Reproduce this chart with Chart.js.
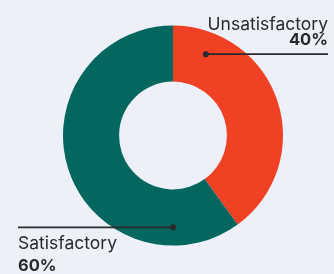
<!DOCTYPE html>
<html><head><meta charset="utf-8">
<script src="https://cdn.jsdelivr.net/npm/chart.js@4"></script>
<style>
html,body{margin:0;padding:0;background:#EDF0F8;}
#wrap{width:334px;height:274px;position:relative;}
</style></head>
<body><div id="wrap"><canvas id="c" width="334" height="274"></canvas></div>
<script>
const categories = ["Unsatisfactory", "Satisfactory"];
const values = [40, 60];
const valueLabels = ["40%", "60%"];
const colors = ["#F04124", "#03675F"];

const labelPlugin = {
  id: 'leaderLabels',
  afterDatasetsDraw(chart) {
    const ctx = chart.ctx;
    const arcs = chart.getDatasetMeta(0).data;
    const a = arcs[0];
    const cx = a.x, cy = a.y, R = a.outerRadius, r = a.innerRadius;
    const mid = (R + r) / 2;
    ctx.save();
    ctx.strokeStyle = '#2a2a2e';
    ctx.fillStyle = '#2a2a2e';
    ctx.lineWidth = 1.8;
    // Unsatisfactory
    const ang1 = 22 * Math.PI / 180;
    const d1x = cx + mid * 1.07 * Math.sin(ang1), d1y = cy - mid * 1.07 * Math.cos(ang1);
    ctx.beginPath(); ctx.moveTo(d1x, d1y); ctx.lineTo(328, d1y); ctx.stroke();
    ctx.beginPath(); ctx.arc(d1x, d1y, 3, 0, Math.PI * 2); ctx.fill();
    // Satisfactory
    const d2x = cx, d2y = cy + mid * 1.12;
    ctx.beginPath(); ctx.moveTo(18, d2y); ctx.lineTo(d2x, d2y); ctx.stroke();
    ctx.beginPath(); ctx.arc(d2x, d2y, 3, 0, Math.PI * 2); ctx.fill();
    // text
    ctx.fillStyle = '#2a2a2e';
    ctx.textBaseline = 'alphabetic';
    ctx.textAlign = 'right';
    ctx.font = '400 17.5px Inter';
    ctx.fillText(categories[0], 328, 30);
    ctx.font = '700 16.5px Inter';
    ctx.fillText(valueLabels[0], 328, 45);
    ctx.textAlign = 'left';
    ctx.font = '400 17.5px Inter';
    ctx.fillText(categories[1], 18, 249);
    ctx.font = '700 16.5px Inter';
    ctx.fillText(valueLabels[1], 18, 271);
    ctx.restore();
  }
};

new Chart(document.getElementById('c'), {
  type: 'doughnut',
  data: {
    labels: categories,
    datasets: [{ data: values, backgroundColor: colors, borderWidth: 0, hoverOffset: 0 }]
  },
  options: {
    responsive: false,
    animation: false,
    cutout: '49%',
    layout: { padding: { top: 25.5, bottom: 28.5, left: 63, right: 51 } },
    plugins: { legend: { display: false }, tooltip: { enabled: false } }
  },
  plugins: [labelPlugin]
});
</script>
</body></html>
:::::
**Task brief**
Without the pictures, write out the whole listing above exactly as it appears.

**Task answer**
Reproduce this chart with Chart.js.
<!DOCTYPE html>
<html><head><meta charset="utf-8">
<script src="https://cdn.jsdelivr.net/npm/chart.js@4"></script>
<style>
html,body{margin:0;padding:0;background:#EDF0F8;}
#wrap{width:334px;height:274px;position:relative;}
</style></head>
<body><div id="wrap"><canvas id="c" width="334" height="274"></canvas></div>
<script>
const categories = ["Unsatisfactory", "Satisfactory"];
const values = [40, 60];
const valueLabels = ["40%", "60%"];
const colors = ["#F04124", "#03675F"];

const labelPlugin = {
  id: 'leaderLabels',
  afterDatasetsDraw(chart) {
    const ctx = chart.ctx;
    const arcs = chart.getDatasetMeta(0).data;
    const a = arcs[0];
    const cx = a.x, cy = a.y, R = a.outerRadius, r = a.innerRadius;
    const mid = (R + r) / 2;
    ctx.save();
    ctx.strokeStyle = '#2a2a2e';
    ctx.fillStyle = '#2a2a2e';
    ctx.lineWidth = 1.8;
    // Unsatisfactory
    const ang1 = 22 * Math.PI / 180;
    const d1x = cx + mid * 1.07 * Math.sin(ang1), d1y = cy - mid * 1.07 * Math.cos(ang1);
    ctx.beginPath(); ctx.moveTo(d1x, d1y); ctx.lineTo(328, d1y); ctx.stroke();
    ctx.beginPath(); ctx.arc(d1x, d1y, 3, 0, Math.PI * 2); ctx.fill();
    // Satisfactory
    const d2x = cx, d2y = cy + mid * 1.12;
    ctx.beginPath(); ctx.moveTo(18, d2y); ctx.lineTo(d2x, d2y); ctx.stroke();
    ctx.beginPath(); ctx.arc(d2x, d2y, 3, 0, Math.PI * 2); ctx.fill();
    // text
    ctx.fillStyle = '#2a2a2e';
    ctx.textBaseline = 'alphabetic';
    ctx.textAlign = 'right';
    ctx.font = '400 17.5px Inter';
    ctx.fillText(categories[0], 328, 30);
    ctx.font = '700 16.5px Inter';
    ctx.fillText(valueLabels[0], 328, 45);
    ctx.textAlign = 'left';
    ctx.font = '400 17.5px Inter';
    ctx.fillText(categories[1], 18, 249);
    ctx.font = '700 16.5px Inter';
    ctx.fillText(valueLabels[1], 18, 271);
    ctx.restore();
  }
};

new Chart(document.getElementById('c'), {
  type: 'doughnut',
  data: {
    labels: categories,
    datasets: [{ data: values, backgroundColor: colors, borderWidth: 0, hoverOffset: 0 }]
  },
  options: {
    responsive: false,
    animation: false,
    cutout: '49%',
    layout: { padding: { top: 25.5, bottom: 28.5, left: 63, right: 51 } },
    plugins: { legend: { display: false }, tooltip: { enabled: false } }
  },
  plugins: [labelPlugin]
});
</script>
</body></html>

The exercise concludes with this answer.